The Jewish New Year for plants and trees will be celebrated Wednesday with traditional plantings; this year will see concerted efforts to save rapidly dwindling honeybee population from extinction; ‘Plant nectar sources,’ says head of Honey Production and Marketing Board.
Yedioth writers|Published: 01.30.18

Thousands of Israelis will be planting trees in forests and urban spaces nationwide Wednesday, in honor of Tu B’Shevat, which is a sort of New Year celebration for trees and plants.

This year, however, plantings will carry special significance: saving the honey and bee sector.

According to apiculture experts, the chief reason for bees’ gradual disappearance is that their primary sources of food—flowers and trees from which they can produce nectar—are becoming scarcer.

Tu B’Shevat this year, then, is going to focus on thousands of nectar producing trees and shrubbery—known as “nectar source” in professional parlance. The special project was born of cooperation between Keren Kayemet LeYisrael (KKL), the Honey Production and Marketing Board, local authorities, the IDF and other bodies.

The trees at the heart of the effort to save the bees are carob trees, Judas trees, Syrian Ash trees, Christ’s thorn jujubes, common almond trees, Ben trees and other species.
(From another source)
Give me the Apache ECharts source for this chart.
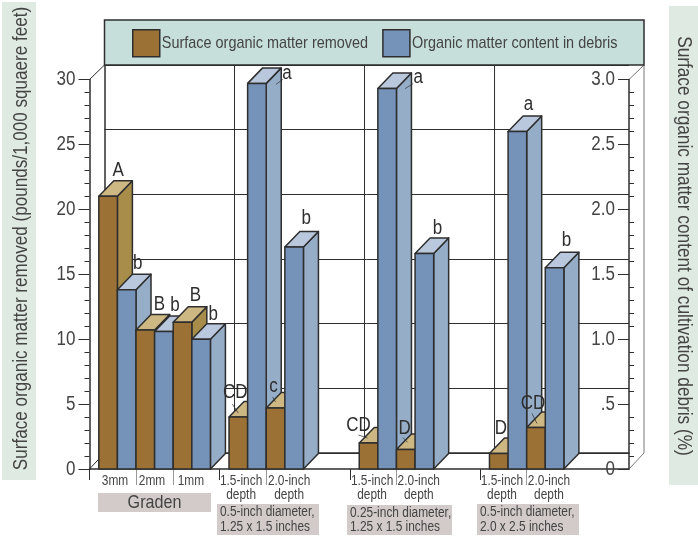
<!DOCTYPE html>
<html><head><meta charset="utf-8">
<style>html,body{margin:0;padding:0;background:#fff}#c{width:698px;height:536px}</style>
<script src="https://cdn.jsdelivr.net/npm/echarts@6/dist/echarts.min.js"></script>
</head><body><div id="c"></div>
<script>
// ---- data ----
const treatments = ['3mm','2mm','1mm','1.5-inch\ndepth','2.0-inch\ndepth','1.5-inch\ndepth','2.0-inch\ndepth','1.5-inch\ndepth','2.0-inch\ndepth'];
const surfaceRemoved = [21,10.7,11.3,4,4.7,2,1.5,1.2,3.2];
const debrisContent = [1.38,1.06,1.0,2.97,1.71,2.93,1.66,2.6,1.55];
const surfaceLetters = ['A','B','B','CD','c','CD','D','D','CD'];
const debrisLetters = ['b','b','b','a','b','a','b','a','b'];
const groupNames = ['Graden','0.5-inch diameter,\n1.25 x 1.5 inches','0.25-inch diameter,\n1.25 x 1.5 inches','0.5-inch diameter,\n2.0 x 2.5 inches'];
const leftTitle = 'Surface organic matter removed (pounds/1,000 squaere feet)';
const rightTitle = 'Surface organic matter content of cultivation debris (%)';
const seriesNames = ['Surface organic matter removed','Organic matter content in debris'];
// ---- axis layout, in bar slots ----
const surfaceSlots = [0,2,4,7,9,14,16,21,23];
const groupTicks = [-1,6,13,20];
const innerTicks = [1.5,3.5,8.5,15.5,22.5];
const labelSlots = [0.37,2.36,4.45,7.15,9.73,14.19,16.7,21.17,23.7];
const wallDividers = [7,14,21];
// ---- styling ----
// The reference uses a condensed face, which is not installed: narrow all canvas text horizontally.
const NARROW = 0.85;
(function(){
  const P = CanvasRenderingContext2D.prototype, ft = P.fillText, mt = P.measureText;
  P.fillText = function(t,x,y,m){ this.save(); this.translate(x,y); this.scale(NARROW,1); ft.call(this,t,0,0); this.restore(); };
  P.measureText = function(t){ const r = mt.call(this,t); return {width:r.width*NARROW,
    actualBoundingBoxAscent:r.actualBoundingBoxAscent,actualBoundingBoxDescent:r.actualBoundingBoxDescent,
    actualBoundingBoxLeft:r.actualBoundingBoxLeft*NARROW,actualBoundingBoxRight:r.actualBoundingBoxRight*NARROW,
    fontBoundingBoxAscent:r.fontBoundingBoxAscent,fontBoundingBoxDescent:r.fontBoundingBoxDescent}; };
})();
const FONT = '"Liberation Sans",sans-serif';
const INK = '#2e2e2e', TEXT = '#444';
const brown = {front:'#9b7135', side:'#a88d4a', top:'#cdb783'};
const blue = {front:'#7593b8', side:'#96adc8', top:'#bac8dd'};
const DX = 15, DY = 15.5;
// letter offset from the bar's front-top centre, then optional leader stroke relative to the letter
const surfaceNudge = [[10,-26],[14,-26],[13,-27],[-3,-25,-3,12,3,21],[-2,-21,-1,10,2,15],[-10,-18,0,10,9,13],[-1,-21,-2,9,3,14],[2,-25],[-3,-24,-1,10,4,20]];
const debrisNudge = [[11,-26],[11,-26],[12,-25],[30,-10,-4,6,-11,11],[12,-29],[31,-11,-5,6,-13,11],[13,-25],[11,-27],[12,-27]];

function barSeries(name, values, letters, nudges, offset, col, yIdx){
  return {
    type:'custom', name, xAxisIndex:0, yAxisIndex:yIdx, silent:true,
    itemStyle:{color:col.front,borderColor:INK,borderWidth:1.5},
    encode:{x:0,y:1},
    data: values.map((v,i)=>[surfaceSlots[i]+offset,v,i]),
    renderItem(params,api){
      const slot=api.value(0), v=api.value(1), i=api.value(2);
      const [x0,y0]=api.coord([slot-0.5,0]), [x1,y1]=api.coord([slot+0.5,v]);
      const z=10+slot*2;
      const poly=(pts,f,zz)=>({type:'polygon',z2:zz,shape:{points:pts},style:{fill:f,stroke:INK,lineWidth:1.5,lineJoin:'round'}});
      const n=nudges[i], lx=(x0+x1)/2+n[0], ly=y1+n[1];
      const kids=[
        poly([[x1,y0],[x1+DX,y0-DY],[x1+DX,y1-DY],[x1,y1]],col.side,z),
        poly([[x0,y1],[x0+DX,y1-DY],[x1+DX,y1-DY],[x1,y1]],col.top,z),
        poly([[x0,y0],[x1,y0],[x1,y1],[x0,y1]],col.front,z+1),
        {type:'text',z2:200,style:{text:letters[i],x:lx,y:ly,align:'center',verticalAlign:'middle',font:'20px '+FONT,fill:INK}}
      ];
      if(n.length>2) kids.push({type:'line',z2:200,shape:{x1:lx+n[2],y1:ly+n[3],x2:lx+n[4],y2:ly+n[5]},style:{stroke:INK,lineWidth:0.7}});
      return {type:'group',children:kids};
    }
  };
}

function box(x,y,w,h,text,align,size){
  return {type:'group',silent:true,children:[
    {type:'rect',shape:{x,y,width:w,height:h},style:{fill:'#d2cbc9'}},
    {type:'text',style:{text,x:align==='center'?x+w/2:x+3,y:y+h/2,align,verticalAlign:'middle',font:size+'px '+FONT,fill:TEXT,lineHeight:size+0.5}}
  ]};
}
const WALL='#555';
const seg=(x1,y1,x2,y2,c,w)=>({type:'line',silent:true,z:1,shape:{x1,y1,x2,y2},style:{stroke:c,lineWidth:w}});

const option={
  animation:false,
  backgroundColor:'#fff',
  textStyle:{fontFamily:FONT},
  grid:[
    {left:89.5,top:79.5,width:539.5,height:389.5},
    {left:104.5,top:65,width:524.5,height:388}
  ],
  xAxis:[
    {type:'value',gridIndex:0,min:-1,max:28,position:'bottom',
      axisLine:{show:true,onZero:false,lineStyle:{color:INK,width:1.5}},
      splitLine:{show:false},
      axisTick:{show:true,length:11,inside:false,customValues:groupTicks,lineStyle:{color:INK,width:1}},
      axisLabel:{show:true,customValues:labelSlots,margin:5,color:TEXT,fontFamily:FONT,fontSize:14,lineHeight:14,
        hideOverlap:false,verticalAlign:'top',
        formatter:(v)=>treatments[labelSlots.indexOf(v)]||''}},
    {type:'value',gridIndex:0,min:-1,max:28,position:'bottom',
      axisLine:{show:false},splitLine:{show:false},axisLabel:{show:false},
      axisTick:{show:true,length:16,customValues:innerTicks,lineStyle:{color:'#999',width:1}}},
    {type:'value',gridIndex:1,min:0,max:28.24,show:true,
      axisLine:{show:true,onZero:false,lineStyle:{color:INK,width:1.5}},axisTick:{show:false},axisLabel:{show:false},splitLine:{show:false}}
  ],
  yAxis:[
    {type:'value',gridIndex:0,min:0,max:30,interval:5,position:'left',
      axisLine:{show:true,onZero:false,lineStyle:{color:INK,width:1.5}},
      axisTick:{show:true,length:11,lineStyle:{color:INK,width:1}},
      minorTick:{show:true,splitNumber:5,length:5,lineStyle:{color:INK,width:1}},
      splitLine:{show:false},
      axisLabel:{color:TEXT,fontFamily:FONT,fontSize:20,margin:14}},
    {type:'value',gridIndex:0,min:0,max:3,interval:0.5,position:'right',
      axisLine:{show:true,onZero:false,lineStyle:{color:INK,width:1.5}},
      axisTick:{show:true,inside:true,length:11,lineStyle:{color:INK,width:1}},
      minorTick:{show:true,splitNumber:5,length:-5,lineStyle:{color:INK,width:1}},
      splitLine:{show:false},
      axisLabel:{inside:true,color:TEXT,fontFamily:FONT,fontSize:20,margin:14,
        formatter:(v)=>v===0?'0':(v===0.5?'.5':v.toFixed(1))}},
    {type:'value',gridIndex:1,min:0,max:30,interval:5,position:'left',
      axisLine:{show:true,onZero:false,lineStyle:{color:INK,width:1.5}},
      axisTick:{show:false},axisLabel:{show:false},
      splitLine:{show:true,lineStyle:{color:INK,width:1}}}
  ],
  legend:{
    left:132,top:29,padding:0,itemWidth:27,itemHeight:27,itemGap:14,icon:'rect',z:5,selectedMode:false,
    textStyle:{color:TEXT,fontFamily:FONT,fontSize:17,padding:[0,0,0,-3]},
    data:[
      {name:seriesNames[0],itemStyle:{color:brown.front,borderColor:INK,borderWidth:1.5}},
      {name:seriesNames[1],itemStyle:{color:blue.front,borderColor:INK,borderWidth:1.5}}
    ]
  },
  series:[
    {type:'custom',name:'wall',xAxisIndex:2,yAxisIndex:2,silent:true,z:1,
      data:wallDividers.map(d=>[d]),
      renderItem(p,api){
        const a=api.coord([api.value(0),0]),b=api.coord([api.value(0),30]);
        return {type:'line',shape:{x1:a[0],y1:a[1],x2:b[0],y2:b[1]},style:{stroke:INK,lineWidth:1}};
      }},
    barSeries(seriesNames[0],surfaceRemoved,surfaceLetters,surfaceNudge,0,brown,0),
    barSeries(seriesNames[1],debrisContent,debrisLetters,debrisNudge,1,blue,1)
  ],
  graphic:[
    {type:'rect',silent:true,z:0,shape:{x:2,y:2,width:34,height:478},style:{fill:'#dfeae2'}},
    {type:'rect',silent:true,z:0,shape:{x:669,y:6,width:29,height:479},style:{fill:'#dfeae2'}},
    {type:'rect',silent:true,z:3,shape:{x:104.5,y:20,width:539.5,height:45},style:{fill:'#c6dfdb',stroke:INK,lineWidth:1.5}},
    {type:'text',silent:true,z:4,rotation:Math.PI/2,x:21,y:238.5,style:{text:leftTitle,align:'center',verticalAlign:'middle',font:'20.1px '+FONT,fill:TEXT}},
    {type:'text',silent:true,z:4,rotation:-Math.PI/2,x:684,y:246,style:{text:rightTitle,align:'center',verticalAlign:'middle',font:'20.3px '+FONT,fill:TEXT}},
    seg(89.5,79.5,104.5,65,INK,1),
    seg(89.5,469,104.5,453,INK,1),
    seg(629,79.5,644,65,WALL,0.8),
    seg(629,469,644,453,WALL,0.8),
    seg(644,65,644,453,WALL,0.8),
    box(98,493,113,19,groupNames[0],'center',19),
    box(217,504,102,31,groupNames[1],'left',14),
    box(347,505,105,30,groupNames[2],'left',14),
    box(477,504,102,31,groupNames[3],'left',14)
  ]
};
echarts.init(document.getElementById('c'),null,{renderer:'canvas'}).setOption(option);
</script></body></html>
According to the Director of the Honey Production and Marketing Board, Ze’ev Meidan, “The honey bee is responsible for pollinating 80 percent of the world’s agricultural crops. It’s important for everyone to plant nectar sources in their private gardens as well as in the coming organized Tu B’Shevat plantings.”

“Each nectar source plant will assist in creating food for honeybees, thereby contributing to both the agriculture and food production industries’ continued survival.”

In anticipation of Tu B’Shevat, the Central Bureau of Statistics published data tracing the origins of the holiday’s customary dried fruits.

In 2017, the data showed, coconuts and cashews were imported mostly from Vietnam; pineapples, guavas, mangoes, figs and dates from the Dominican Republic and Turkey; dried grapes from South Africa; loquats, lychees, persimmons and kiwi from New Zealand; and melons from Paraguay.

Eitan Glickman, Gad Lior, Israel Moskowitz, Meir Turgeman and Lior El-Chai contributed to this report.